I'm still puzzling over Apple's choice to discontinue the iPad 3 but keep the iPad 2 in production. I'm actually glad about the decision, since that leaves one Apple iDevice with the old-style dock connector. I'm sure that the iPad 2 is cheaper to produce, thus they can sell it for a slightly cheaper price. But if someone is prepared to spend $399 for an iPad, why wouldn't they pony up the extra $100 and get the newest model? It doesn't seem like a big enough difference in price.
Others have commented on this, but I think Apple's full-size lineup make sense. Yeah, it would always be nice if either unit was cheaper, but:
a) Both the CEO and CFO seemed to take a lot of questions on the last two quarterly calls about margins. Tim (and Steve before him) did not want to play this game of selling hardware at manufacturing cost (something other players seem more willing to do). When Apple introduced the pricing of the original iPad, lots of people were surprised and competitors caught off-guard. Perhaps the play for market share in the short term has worked enough warrant some higher markups.
b) I would assume most people would argue the fourth generation iPad (base) is still a good value compared to other things out there. A lot of the complaining comes from a $399 iPad 2, $329 iPad mini, $100 to step up from 16GB to 32GB of storage, etc . . . Maybe Apple was willing to play the lower margin game with the iPad (full size) base models, but not with anything else. So far (iPad mini is untested), that seems to work for customers (growing number) and shareholders (this last month, they have taken a dip, but is anyone will to really bet that the stock will continue downward for long)?

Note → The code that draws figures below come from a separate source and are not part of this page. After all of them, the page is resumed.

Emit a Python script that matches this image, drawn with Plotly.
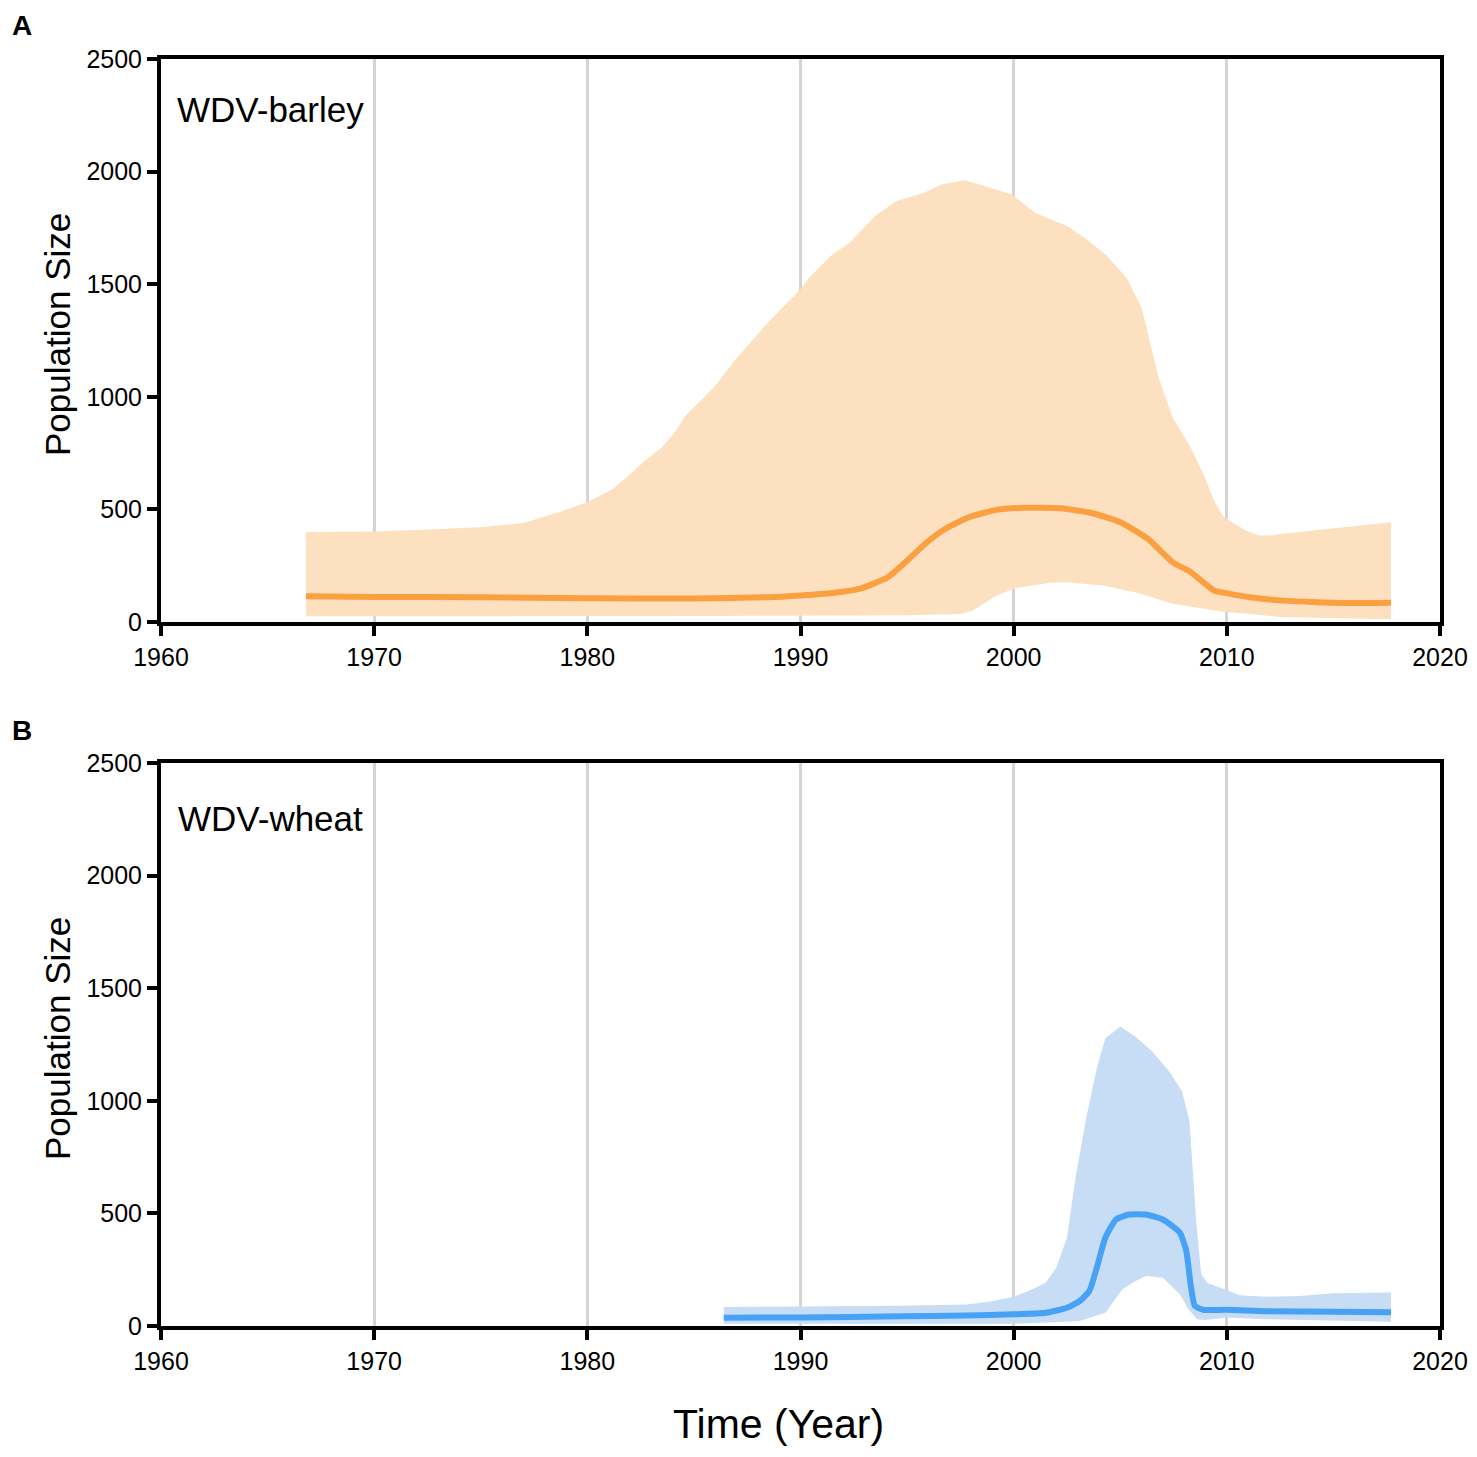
import plotly.graph_objects as go

# WDV-barley (panel A): upper / lower bounds of the band and the median
barley_upper_year = [1966.8, 1970, 1972, 1975, 1977, 1978.7, 1980, 1981.2, 1982.1, 1982.8,
                     1983.5, 1984.1, 1984.6, 1985.2, 1986.0, 1986.9, 1988.4, 1990.0, 1990.4,
                     1991.5, 1992.3, 1993.5, 1994.5, 1995.8, 1996.6, 1997.7, 1998.6, 1999.9,
                     2001.0, 2001.9, 2002.5, 2003.3, 2004.3, 2005.3, 2006.0, 2006.8, 2007.45,
                     2008.3, 2008.9, 2009.4, 2009.8, 2010.1, 2010.9, 2011.5, 2012.1, 2012.5,
                     2014.0, 2015.6, 2017.2, 2017.7]
barley_upper = [400, 402, 408, 421, 440, 488, 532, 591, 665, 724,
                776, 842, 916, 975, 1049, 1160, 1322, 1478, 1529,
                1633, 1684, 1803, 1869, 1906, 1943, 1962, 1935, 1899,
                1817, 1780, 1758, 1707, 1633, 1529, 1396, 1086, 909,
                776, 657, 539, 473, 451, 406, 384, 384, 391,
                406, 424, 438, 443]

barley_lower_year = [1966.8, 1975, 1985, 1995, 1997.5, 1998.1, 1999.2, 2000.1, 2001.7, 2002.5,
                     2004.2, 2005.8, 2007.45, 2009.9, 2011.0, 2012.5, 2017.7]
barley_lower = [25, 25, 27, 30, 35, 52, 118, 151, 174, 177,
                162, 130, 81, 44, 37, 22, 12]

barley_med_year = [1966.8, 1970, 1975, 1980, 1985, 1988.5, 1990, 1991.5, 1992.8, 1994.1,
                   1995.1, 1995.95, 1996.8, 1997.9, 1999.2, 2000.5, 2002.2, 2003.7, 2005.0,
                   2006.3, 2007.45, 2008.3, 2009.4, 2010.1, 2011.0, 2012.5, 2014.0, 2015.6,
                   2017.7]
barley_med = [114, 111, 110, 106, 104, 110, 118, 129, 148, 199,
              281, 355, 414, 465, 498, 507, 505, 483, 443,
              369, 266, 222, 140, 126, 111, 96, 89, 84,
              86]

# WDV-wheat (panel B)
wheat_upper_year = [1986.4, 1990, 1994.7, 1997.8, 1999.0, 2000.0, 2000.7, 2001.5, 2002.0, 2002.5,
                    2002.9, 2003.4, 2003.9, 2004.3, 2005.0, 2005.7, 2006.5, 2007.3, 2007.9,
                    2008.25, 2008.55, 2008.8, 2009.1, 2010.0, 2010.6, 2011.8, 2013.4, 2015.0,
                    2016.5, 2017.7]
wheat_upper = [84, 87, 90, 96, 110, 130, 155, 192, 259, 392,
               657, 923, 1145, 1278, 1330, 1285, 1219, 1130, 1042,
               909, 480, 229, 190, 160, 137, 130, 133, 145,
               149, 149]

wheat_lower_year = [1986.4, 1995, 2000, 2003.1, 2004.3, 2005.1, 2005.7, 2006.2, 2007.0, 2007.8,
                    2008.2, 2008.6, 2009.0, 2010.0, 2011.8, 2015.0, 2017.7]
wheat_lower = [10, 10, 10, 22, 59, 163, 199, 222, 214, 140,
               74, 30, 27, 38, 30, 24, 19]

wheat_med_year = [1986.4, 1990, 1994.7, 1997.8, 2000.0, 2001.5, 2002.5, 2003.1, 2003.55, 2003.9,
                  2004.3, 2004.8, 2005.4, 2006.2, 2007.0, 2007.8, 2008.1, 2008.3, 2008.5,
                  2008.9, 2010.0, 2011.8, 2015.0, 2017.7]
wheat_med = [37, 38, 43, 47, 52, 59, 81, 111, 155, 259,
             392, 473, 495, 495, 473, 414, 332, 185, 89,
             72, 72, 66, 63, 61]

year_ticks = [1960, 1970, 1980, 1990, 2000, 2010, 2020]
size_ticks = [0, 500, 1000, 1500, 2000, 2500]

FONT = "Liberation Sans, Arial, sans-serif"
ORANGE = "#fba040"
ORANGE_FILL = "#fde0c0"
BLUE = "#47a2f6"
BLUE_FILL = "#c7ddf6"

# the page body has an 8px margin, so the figure is drawn 16px smaller
W, H = 1461, 1441
OFF = 8


def px(x):
    return (x - OFF) / W


def py(y):
    return 1 - (y - OFF) / H


fig = go.Figure()


def add_panel(fig, up_x, up_y, lo_x, lo_y, med_x, med_y, line_col, fill_col, xa, ya):
    # band as one closed polygon: upper edge, then lower edge reversed
    fig.add_trace(go.Scatter(
        x=up_x + lo_x[::-1], y=up_y + lo_y[::-1],
        fill="toself", fillcolor=fill_col, mode="lines",
        line=dict(width=0, color=fill_col),
        xaxis=xa, yaxis=ya, hoverinfo="skip", showlegend=False,
    ))
    fig.add_trace(go.Scatter(
        x=med_x, y=med_y, mode="lines",
        line=dict(color=line_col, width=6, shape="spline", smoothing=0.5),
        xaxis=xa, yaxis=ya, showlegend=False,
    ))


add_panel(fig, barley_upper_year, barley_upper, barley_lower_year, barley_lower,
          barley_med_year, barley_med, ORANGE, ORANGE_FILL, "x", "y")
add_panel(fig, wheat_upper_year, wheat_upper, wheat_lower_year, wheat_lower,
          wheat_med_year, wheat_med, BLUE, BLUE_FILL, "x2", "y2")

xaxis_style = dict(
    range=[1960, 2020], tickvals=year_ticks, ticktext=[str(t) for t in year_ticks],
    showgrid=True, gridcolor="#d4d4d4", gridwidth=3,
    showline=True, linecolor="black", linewidth=4, mirror=True,
    ticks="outside", ticklen=10, tickwidth=4, tickcolor="black",
    tickfont=dict(family=FONT, size=25, color="black"),
    zeroline=False, automargin=False,
)
yaxis_style = dict(
    range=[0, 2500], tickvals=size_ticks,
    showgrid=False,
    showline=True, linecolor="black", linewidth=4, mirror=True,
    ticks="outside", ticklen=10, tickwidth=4, tickcolor="black",
    tickfont=dict(family=FONT, size=25, color="black"),
    zeroline=False, automargin=False,
)

X_DOM = [px(161), px(1440)]
fig.update_layout(
    template="none",
    width=W, height=H,
    margin=dict(l=0, r=0, t=0, b=0, pad=0),
    paper_bgcolor="white", plot_bgcolor="white",
    showlegend=False,
    xaxis=dict(domain=X_DOM, anchor="y", **xaxis_style),
    yaxis=dict(domain=[py(622), py(59)], anchor="x", **yaxis_style),
    xaxis2=dict(domain=X_DOM, anchor="y2", **xaxis_style),
    yaxis2=dict(domain=[py(1326), py(763)], anchor="x2", **yaxis_style),
)

annots = [
    dict(text="<b>A</b>", x=px(10), y=1, size=28, xanchor="left", yanchor="top", angle=0),
    dict(text="<b>B</b>", x=px(10), y=py(730), size=28, xanchor="left", yanchor="middle", angle=0),
    dict(text="WDV-barley", x=px(175), y=py(109), size=35, xanchor="left", yanchor="middle", angle=0),
    dict(text="WDV-wheat", x=px(176), y=py(818), size=35, xanchor="left", yanchor="middle", angle=0),
    dict(text="Population Size", x=px(57), y=py(335), size=35, xanchor="center", yanchor="middle", angle=-90),
    dict(text="Population Size", x=px(57), y=py(1039), size=35, xanchor="center", yanchor="middle", angle=-90),
    dict(text="Time (Year)", x=px(778), y=0, size=41, xanchor="center", yanchor="bottom", angle=0),
]
for a in annots:
    fig.add_annotation(
        text=a["text"], x=a["x"], y=a["y"], xref="paper", yref="paper",
        xanchor=a["xanchor"], yanchor=a["yanchor"], textangle=a["angle"],
        showarrow=False, font=dict(family=FONT, size=a["size"], color="black"),
    )

fig.write_html("out.html")
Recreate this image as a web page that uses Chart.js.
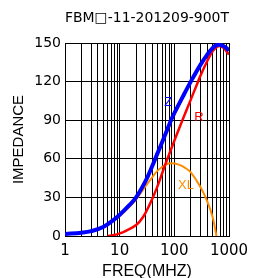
<!DOCTYPE html>
<html>
<head>
<meta charset="utf-8">
<script src="https://cdn.jsdelivr.net/npm/chart.js@4/dist/chart.umd.min.js"></script>
<style>
  body { margin: 0; background: #fff; }
  canvas { display: block; }
</style>
</head>
<body>
<canvas id="impChart" width="263" height="278"></canvas>
<script>
// frequency ticks (MHz), one gridline for each
const freqTicks = [1,2,3,4,5,6,7,8,9,10,20,30,40,50,60,70,80,90,100,200,300,400,500,600,700,800,900,1000];
const impTicks = [0, 30, 60, 90, 120, 150];

// Z
const zFreq = [1, 2, 3, 5, 8, 10, 15, 20, 30, 40, 50, 60, 70, 87, 100, 150, 200, 300, 400, 500, 600, 700, 800, 900, 1000];
const zVals = [1.5, 2.6, 3.8, 7, 13, 16.5, 24, 30, 43, 55, 65, 73, 80, 90, 95.5, 110, 120, 133, 141, 146, 148.5, 148.5, 147.5, 146, 144];

// R
const rFreq = [6, 8, 10, 13, 20, 27, 35, 47.5, 67.5, 100, 150, 200, 260, 300, 400, 500, 600, 700, 800, 900, 1000];
const rVals = [0, 0.8, 2, 4, 8.5, 15, 24, 37, 55, 74, 93, 106, 118, 124.5, 136, 143.5, 147, 147.5, 146, 143.5, 141];

// XL
const xlFreq = [1, 2, 3, 5, 8, 10, 15, 20, 30, 40, 50, 70, 90, 120, 150, 200, 300, 400, 500, 590];
const xlVals = [1.4, 2.5, 3.7, 6.8, 12.5, 15.5, 22.5, 28.5, 39, 46, 51, 55.5, 56.5, 55.5, 53.5, 49.5, 38, 27, 15, 0];

// curve names, placed at (freq, impedance)
const curveNames = ["Z", "R", "XL"];
const nameFreq = [77.5, 283, 163];
const nameImp = [103.6, 92, 39.6];
const nameColors = ["#0000ff", "#ff0000", "#ff8c00"];

function pts(xs, ys) {
    return xs.map((x, i) => ({x: x, y: ys[i]}));
}

const curveLabels = {
    id: "curveLabels",
    afterDatasetsDraw(chart) {
        const ctx = chart.ctx;
        const xs = chart.scales.x, ys = chart.scales.y;
        ctx.save();
        ctx.font = "13px 'Liberation Sans', Arial, sans-serif";
        ctx.textAlign = "center";
        ctx.textBaseline = "middle";
        curveNames.forEach((t, i) => {
            ctx.fillStyle = nameColors[i];
            ctx.fillText(t, xs.getPixelForValue(nameFreq[i]), ys.getPixelForValue(nameImp[i]));
        });
        ctx.restore();
    }
};

new Chart(document.getElementById("impChart"), {
    type: "line",
    data: {
        datasets: [
            {label: "Z", data: pts(zFreq, zVals), borderColor: "#0000ff", borderWidth: 4},
            {label: "R", data: pts(rFreq, rVals), borderColor: "#ff0000", borderWidth: 2.5},
            {label: "XL", data: pts(xlFreq, xlVals), borderColor: "#ff8c00", borderWidth: 2}
        ]
    },
    options: {
        responsive: false,
        animation: false,
        elements: {
            point: {radius: 0},
            line: {tension: 0.4, fill: false}
        },
        layout: {padding: {left: 0, right: 34, top: 0, bottom: 0}},
        plugins: {
            legend: {display: false},
            tooltip: {enabled: false},
            title: {
                display: true,
                text: "FBM\u25A1-11-201209-900T",
                fullSize: false,
                color: "#000",
                font: {family: "'DejaVu Sans'", size: 14.5, weight: "normal", lineHeight: 1.2},
                padding: {top: 10, bottom: 15.6}
            }
        },
        scales: {
            x: {
                type: "logarithmic",
                min: 1,
                max: 1000,
                afterBuildTicks: s => { s.ticks = freqTicks.map(v => ({value: v})); },
                afterFit: s => { s.height = 42; },
                ticks: {
                    autoSkip: false,
                    maxRotation: 0,
                    padding: 6,
                    color: "#000",
                    font: {family: "'DejaVu Sans'", size: 15},
                    callback: (v) => [1, 10, 100, 1000].includes(v) ? String(v) : ""
                },
                grid: {color: "#000", lineWidth: 1, drawTicks: false},
                border: {color: "#000", width: 1},
                title: {
                    display: true,
                    text: "FREQ(MHZ)",
                    color: "#000",
                    font: {family: "'Liberation Sans'", size: 16, lineHeight: 0.8},
                    padding: {top: 0, bottom: 0}
                }
            },
            y: {
                min: 0,
                max: 150,
                afterBuildTicks: s => { s.ticks = impTicks.map(v => ({value: v})); },
                afterFit: s => { s.width = 65; },
                ticks: {
                    padding: 4,
                    color: "#000",
                    font: {family: "'DejaVu Sans'", size: 14}
                },
                grid: {color: "#000", lineWidth: 1, drawTicks: false},
                border: {color: "#000", width: 1},
                title: {
                    display: true,
                    text: "IMPEDANCE",
                    color: "#000",
                    font: {family: "'Liberation Sans'", size: 15, lineHeight: 1.2},
                    padding: {top: 10, bottom: 0}
                }
            }
        }
    },
    plugins: [curveLabels]
});
</script>
</body>
</html>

c) I think people who are cost sensitive ($100 is still a lot to certain folks if they consider this a "toy"), who are not very demanding of certain features (Retina, A6X, Siri, better camera, etc), who want the bigger screen, could easily find an iPad 2 at $399 a very good deal. With tax and a smart cover (depending on where you live), it still comes in under $500. For many, that just feels significantly lower than around $600. And if Apple can make higher margins on it, exactly who is it hurting?